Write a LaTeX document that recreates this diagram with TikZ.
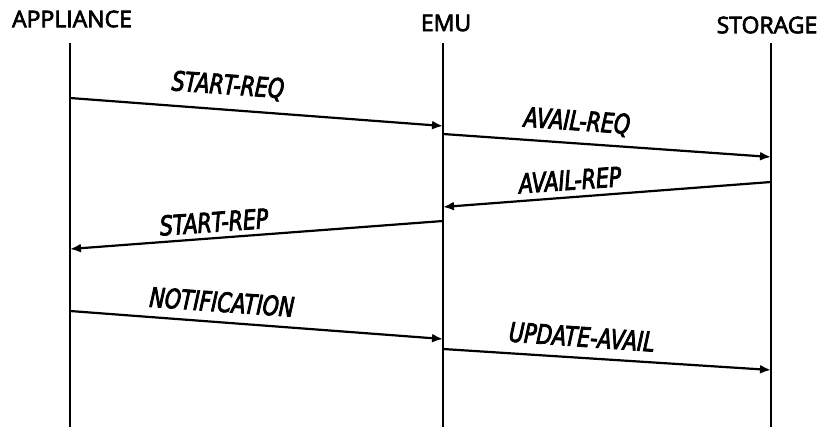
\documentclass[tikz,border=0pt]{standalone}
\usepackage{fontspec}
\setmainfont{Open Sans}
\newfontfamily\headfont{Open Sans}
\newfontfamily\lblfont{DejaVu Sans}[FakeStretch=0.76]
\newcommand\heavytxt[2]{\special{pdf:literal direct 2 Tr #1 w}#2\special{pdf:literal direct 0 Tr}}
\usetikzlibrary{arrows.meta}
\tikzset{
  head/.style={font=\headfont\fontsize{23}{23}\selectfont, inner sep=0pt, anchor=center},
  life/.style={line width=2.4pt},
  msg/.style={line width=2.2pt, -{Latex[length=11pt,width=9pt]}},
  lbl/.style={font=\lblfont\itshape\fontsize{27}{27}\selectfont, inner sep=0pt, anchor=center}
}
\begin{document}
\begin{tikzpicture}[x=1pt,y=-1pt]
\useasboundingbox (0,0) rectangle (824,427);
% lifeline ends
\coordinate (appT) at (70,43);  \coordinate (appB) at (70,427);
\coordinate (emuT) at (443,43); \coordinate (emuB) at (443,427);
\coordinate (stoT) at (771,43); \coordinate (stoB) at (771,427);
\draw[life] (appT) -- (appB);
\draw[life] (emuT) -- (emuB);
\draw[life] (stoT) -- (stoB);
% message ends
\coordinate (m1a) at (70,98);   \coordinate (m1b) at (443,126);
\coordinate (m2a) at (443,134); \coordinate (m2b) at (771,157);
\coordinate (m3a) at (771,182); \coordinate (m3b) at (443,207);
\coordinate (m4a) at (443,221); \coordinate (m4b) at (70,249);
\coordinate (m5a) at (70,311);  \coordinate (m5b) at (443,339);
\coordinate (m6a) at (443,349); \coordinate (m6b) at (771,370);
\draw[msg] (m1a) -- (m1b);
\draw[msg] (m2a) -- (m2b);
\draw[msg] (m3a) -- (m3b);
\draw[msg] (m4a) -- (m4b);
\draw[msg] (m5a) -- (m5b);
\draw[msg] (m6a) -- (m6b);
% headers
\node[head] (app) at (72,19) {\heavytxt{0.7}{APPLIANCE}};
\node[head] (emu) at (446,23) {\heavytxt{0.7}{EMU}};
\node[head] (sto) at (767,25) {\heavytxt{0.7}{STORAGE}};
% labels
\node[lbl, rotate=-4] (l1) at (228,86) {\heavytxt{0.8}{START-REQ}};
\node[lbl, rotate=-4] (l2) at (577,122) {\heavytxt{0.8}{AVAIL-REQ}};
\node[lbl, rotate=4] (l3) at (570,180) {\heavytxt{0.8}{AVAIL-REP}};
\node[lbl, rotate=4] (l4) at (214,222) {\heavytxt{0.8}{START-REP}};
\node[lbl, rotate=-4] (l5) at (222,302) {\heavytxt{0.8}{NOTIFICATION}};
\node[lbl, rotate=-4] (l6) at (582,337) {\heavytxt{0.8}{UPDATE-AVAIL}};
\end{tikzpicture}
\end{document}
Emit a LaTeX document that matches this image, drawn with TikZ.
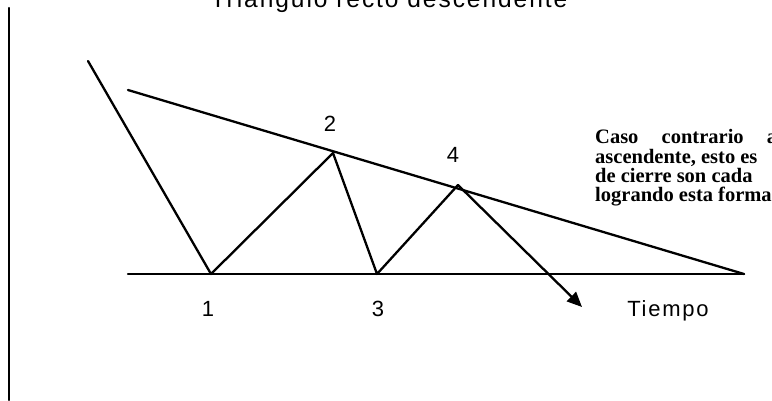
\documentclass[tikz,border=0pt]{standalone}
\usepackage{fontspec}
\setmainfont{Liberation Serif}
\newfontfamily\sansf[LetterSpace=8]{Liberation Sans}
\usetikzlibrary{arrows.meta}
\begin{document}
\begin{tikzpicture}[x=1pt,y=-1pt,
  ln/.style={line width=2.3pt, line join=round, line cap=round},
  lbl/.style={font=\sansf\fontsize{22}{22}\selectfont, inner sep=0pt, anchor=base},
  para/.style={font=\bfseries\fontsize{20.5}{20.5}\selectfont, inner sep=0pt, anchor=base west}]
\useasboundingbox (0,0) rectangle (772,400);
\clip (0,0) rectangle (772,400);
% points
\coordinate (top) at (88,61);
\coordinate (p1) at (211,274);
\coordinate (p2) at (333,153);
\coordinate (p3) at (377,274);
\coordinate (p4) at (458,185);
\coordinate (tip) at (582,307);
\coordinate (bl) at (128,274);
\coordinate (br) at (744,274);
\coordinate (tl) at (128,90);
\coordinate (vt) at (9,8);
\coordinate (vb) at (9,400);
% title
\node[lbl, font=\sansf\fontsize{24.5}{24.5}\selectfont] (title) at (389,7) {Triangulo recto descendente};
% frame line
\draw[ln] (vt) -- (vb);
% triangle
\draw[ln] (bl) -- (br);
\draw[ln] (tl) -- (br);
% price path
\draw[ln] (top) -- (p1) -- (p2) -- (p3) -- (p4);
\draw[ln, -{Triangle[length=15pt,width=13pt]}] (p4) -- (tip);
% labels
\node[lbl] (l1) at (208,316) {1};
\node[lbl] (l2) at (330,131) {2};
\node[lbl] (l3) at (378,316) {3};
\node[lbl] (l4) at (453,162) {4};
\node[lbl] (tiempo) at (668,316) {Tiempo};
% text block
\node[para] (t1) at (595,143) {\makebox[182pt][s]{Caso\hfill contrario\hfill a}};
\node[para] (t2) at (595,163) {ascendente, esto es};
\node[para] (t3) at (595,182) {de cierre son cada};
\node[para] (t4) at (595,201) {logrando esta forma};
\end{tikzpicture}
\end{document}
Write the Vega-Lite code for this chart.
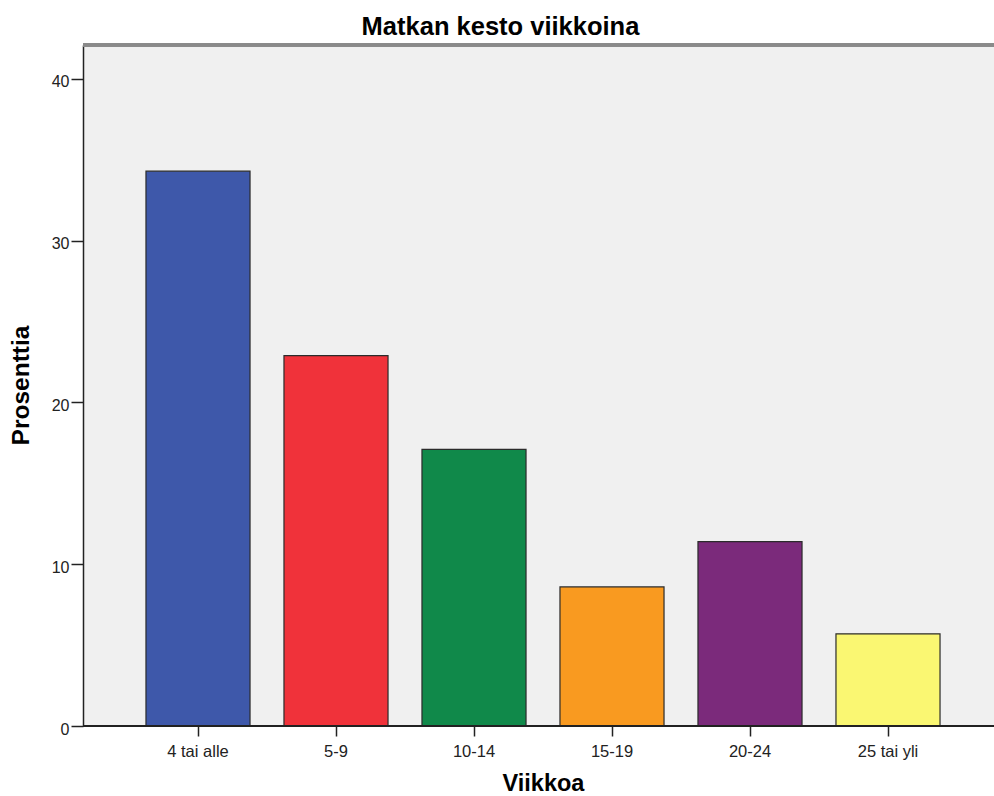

*TASK TO COMPLETE:*
Quote everything in the listing above exactly; pictures are the only thing to omit.

*RESULT OF THIS EXERCISE:*
Write a LaTeX document that recreates this diagram with TikZ.
\documentclass[tikz,border=0pt]{standalone}
\usepackage{fontspec}
\setmainfont{Open Sans}
\newfontfamily\headfont{Open Sans}
\newfontfamily\lblfont{DejaVu Sans}[FakeStretch=0.76]
\newcommand\heavytxt[2]{\special{pdf:literal direct 2 Tr #1 w}#2\special{pdf:literal direct 0 Tr}}
\usetikzlibrary{arrows.meta}
\tikzset{
  head/.style={font=\headfont\fontsize{23}{23}\selectfont, inner sep=0pt, anchor=center},
  life/.style={line width=2.4pt},
  msg/.style={line width=2.2pt, -{Latex[length=11pt,width=9pt]}},
  lbl/.style={font=\lblfont\itshape\fontsize{27}{27}\selectfont, inner sep=0pt, anchor=center}
}
\begin{document}
\begin{tikzpicture}[x=1pt,y=-1pt]
\useasboundingbox (0,0) rectangle (824,427);
% lifeline ends
\coordinate (appT) at (70,43);  \coordinate (appB) at (70,427);
\coordinate (emuT) at (443,43); \coordinate (emuB) at (443,427);
\coordinate (stoT) at (771,43); \coordinate (stoB) at (771,427);
\draw[life] (appT) -- (appB);
\draw[life] (emuT) -- (emuB);
\draw[life] (stoT) -- (stoB);
% message ends
\coordinate (m1a) at (70,98);   \coordinate (m1b) at (443,126);
\coordinate (m2a) at (443,134); \coordinate (m2b) at (771,157);
\coordinate (m3a) at (771,182); \coordinate (m3b) at (443,207);
\coordinate (m4a) at (443,221); \coordinate (m4b) at (70,249);
\coordinate (m5a) at (70,311);  \coordinate (m5b) at (443,339);
\coordinate (m6a) at (443,349); \coordinate (m6b) at (771,370);
\draw[msg] (m1a) -- (m1b);
\draw[msg] (m2a) -- (m2b);
\draw[msg] (m3a) -- (m3b);
\draw[msg] (m4a) -- (m4b);
\draw[msg] (m5a) -- (m5b);
\draw[msg] (m6a) -- (m6b);
% headers
\node[head] (app) at (72,19) {\heavytxt{0.7}{APPLIANCE}};
\node[head] (emu) at (446,23) {\heavytxt{0.7}{EMU}};
\node[head] (sto) at (767,25) {\heavytxt{0.7}{STORAGE}};
% labels
\node[lbl, rotate=-4] (l1) at (228,86) {\heavytxt{0.8}{START-REQ}};
\node[lbl, rotate=-4] (l2) at (577,122) {\heavytxt{0.8}{AVAIL-REQ}};
\node[lbl, rotate=4] (l3) at (570,180) {\heavytxt{0.8}{AVAIL-REP}};
\node[lbl, rotate=4] (l4) at (214,222) {\heavytxt{0.8}{START-REP}};
\node[lbl, rotate=-4] (l5) at (222,302) {\heavytxt{0.8}{NOTIFICATION}};
\node[lbl, rotate=-4] (l6) at (582,337) {\heavytxt{0.8}{UPDATE-AVAIL}};
\end{tikzpicture}
\end{document}
Emit a LaTeX document that matches this image, drawn with TikZ.
\documentclass[tikz,border=0pt]{standalone}
\usepackage{fontspec}
\setmainfont{Liberation Serif}
\newfontfamily\sansf[LetterSpace=8]{Liberation Sans}
\usetikzlibrary{arrows.meta}
\begin{document}
\begin{tikzpicture}[x=1pt,y=-1pt,
  ln/.style={line width=2.3pt, line join=round, line cap=round},
  lbl/.style={font=\sansf\fontsize{22}{22}\selectfont, inner sep=0pt, anchor=base},
  para/.style={font=\bfseries\fontsize{20.5}{20.5}\selectfont, inner sep=0pt, anchor=base west}]
\useasboundingbox (0,0) rectangle (772,400);
\clip (0,0) rectangle (772,400);
% points
\coordinate (top) at (88,61);
\coordinate (p1) at (211,274);
\coordinate (p2) at (333,153);
\coordinate (p3) at (377,274);
\coordinate (p4) at (458,185);
\coordinate (tip) at (582,307);
\coordinate (bl) at (128,274);
\coordinate (br) at (744,274);
\coordinate (tl) at (128,90);
\coordinate (vt) at (9,8);
\coordinate (vb) at (9,400);
% title
\node[lbl, font=\sansf\fontsize{24.5}{24.5}\selectfont] (title) at (389,7) {Triangulo recto descendente};
% frame line
\draw[ln] (vt) -- (vb);
% triangle
\draw[ln] (bl) -- (br);
\draw[ln] (tl) -- (br);
% price path
\draw[ln] (top) -- (p1) -- (p2) -- (p3) -- (p4);
\draw[ln, -{Triangle[length=15pt,width=13pt]}] (p4) -- (tip);
% labels
\node[lbl] (l1) at (208,316) {1};
\node[lbl] (l2) at (330,131) {2};
\node[lbl] (l3) at (378,316) {3};
\node[lbl] (l4) at (453,162) {4};
\node[lbl] (tiempo) at (668,316) {Tiempo};
% text block
\node[para] (t1) at (595,143) {\makebox[182pt][s]{Caso\hfill contrario\hfill a}};
\node[para] (t2) at (595,163) {ascendente, esto es};
\node[para] (t3) at (595,182) {de cierre son cada};
\node[para] (t4) at (595,201) {logrando esta forma};
\end{tikzpicture}
\end{document}
Write the Vega-Lite code for this chart.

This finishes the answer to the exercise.